C.S. Lewis once wrote a piece called “Festooning ready made prayers.” He understood the temptation of free improvisation and the poverty of the unfettered individualism it springs from.  He urged believers to follow more closely those prayers that are good representatives of the faith, tested by age.

So, to turn from whatever poverty in prayer leaves you hungry for God, consider:

  1. Rethinking your stance toward what is rote.
  2. Re-evaluating history and the gifts of the tradition (the Bible and historic practices).
  3. Becoming suspicious of the mind’s desire to always be in control, always thinking, always demanding to know and understand (which is a form of control).
  4. Suspend rational thought for awhile.  Has it really gotten you where you want to be in terms of intimacy with God?
  5. Take the Holy Name of Jesus upon your lips and let it move down into your heart. Rest in the Name. Let your meditation (rote repetition) on the Name, keep you coming back to the one thought that really matters: the Name of Jesus.
  6. When your thoughts assail you (like: “This is dumb; it’s just rote repetition”), come back to the Name and interrogate the thought: “Why should I believe you?”. Dwell instead in the presence of God.
  7. Set apart some sacred time in a quite place.  Let your body settle into stillness.
  8. Sit of lie still while remaining alert.
  9. Watch your thoughts but don’t follow them or judge them good or bad, pleasurable or frustrating.
  10. Return over and over to the Name.

This may not seem like prayer because we often think prayer is more like chattering at God.  But silence is the true language of God (click on 1 Kings 19.11-12; Psalm 4.4; Isaiah 50.4; Habakkuk 2.20; Mark 9.7).  When you're least conscious of your own thoughts about God, yourself, and the world---when you're naked of illusion, when there's no false self you have to feed, when you're dead to all but love---you are nearest to God, and nearest your true self made in God's image.

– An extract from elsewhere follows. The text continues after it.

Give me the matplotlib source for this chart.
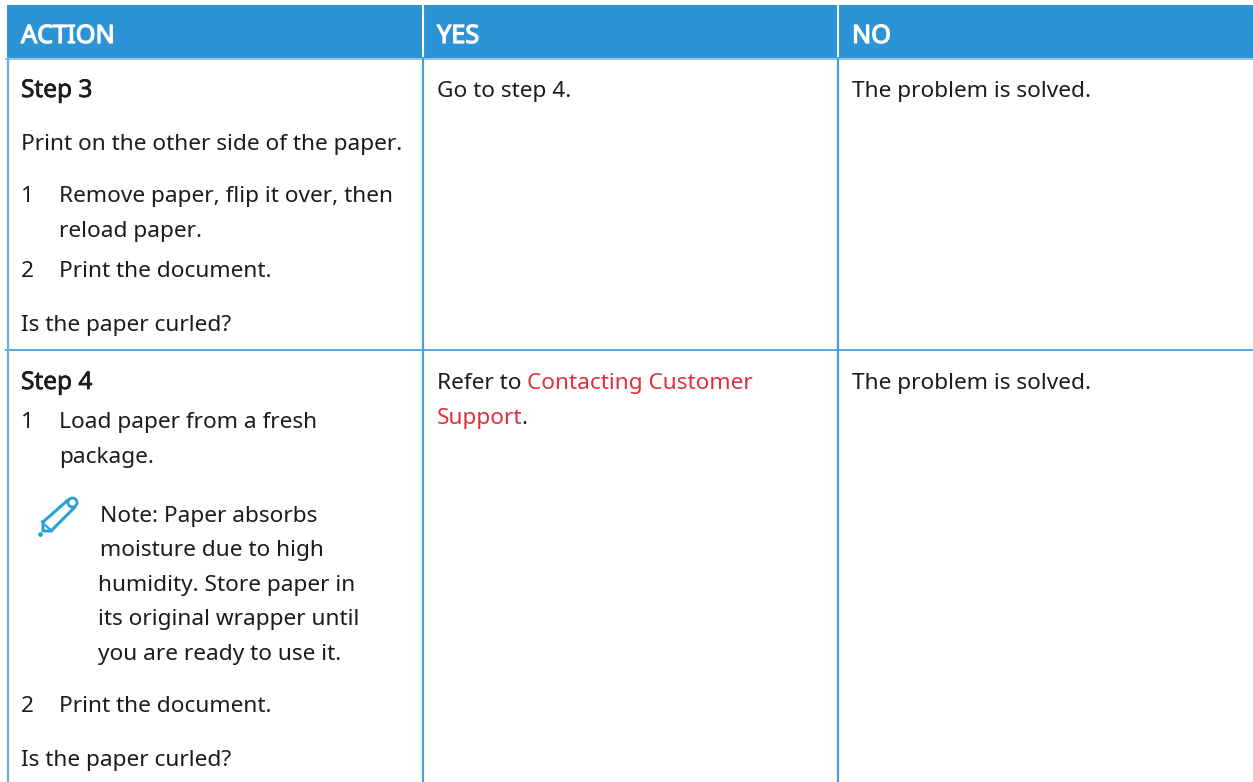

Avoiding rote and empty words

About contemplative prayer, Joe asks: "How do those of us for whom the ancient practices are so foreign, connect with the sense of awe and intimacy you advocate? I can see that while the Jesus Prayer can focus us, I'm concerned that it might just as easily become nothing but more than a rote and empty old habit." Joe asks an important question and offers a helpful caution. We don't want rote and empty old habits; Jesus does warn against vain repetition (Matthew 6.7).  Here's my take on this---

When Jesus taught us to pray, and warned us against "heaping up empty words," he nevertheless taught us to pray by rote (Matthew 6.9ff): “Our Father, who art in heaven…”

And if we look at the Bible’s many prayers, so many of them are essentially a recitation of the tradition (cf. Mary’s response to the angel in Luke 1.38: “Here I am, servant of the Lord, let it be with me according to your word,” compare also the disciples' response to persecution in Acts 4.23ff: they pray Psalm 2, verbatim, then improvise on it).

The Bible, and biblical prayer, celebrates rote repetition and is highly suspicious of the forms of free prayer we in the West consider “authentic.” They’d consider it vain. Any improvising the believer does in prayer is done based upon the memorized text from the tradition.

The problem is that those of us raised in modern, western, enlightened civilization think rote repetition is a bad thing. We’re hung up on so-called "free thought". There's no such thing as free thought. We all improvise on some “text”.

Listen to the prayers that spill from our lips; they do not cohere very closely to the Bible, but rather to Western values–mostly for security, safety, and abundance. There are a few precious exceptions of course, but these praying persons have drunk deep of sacred texts.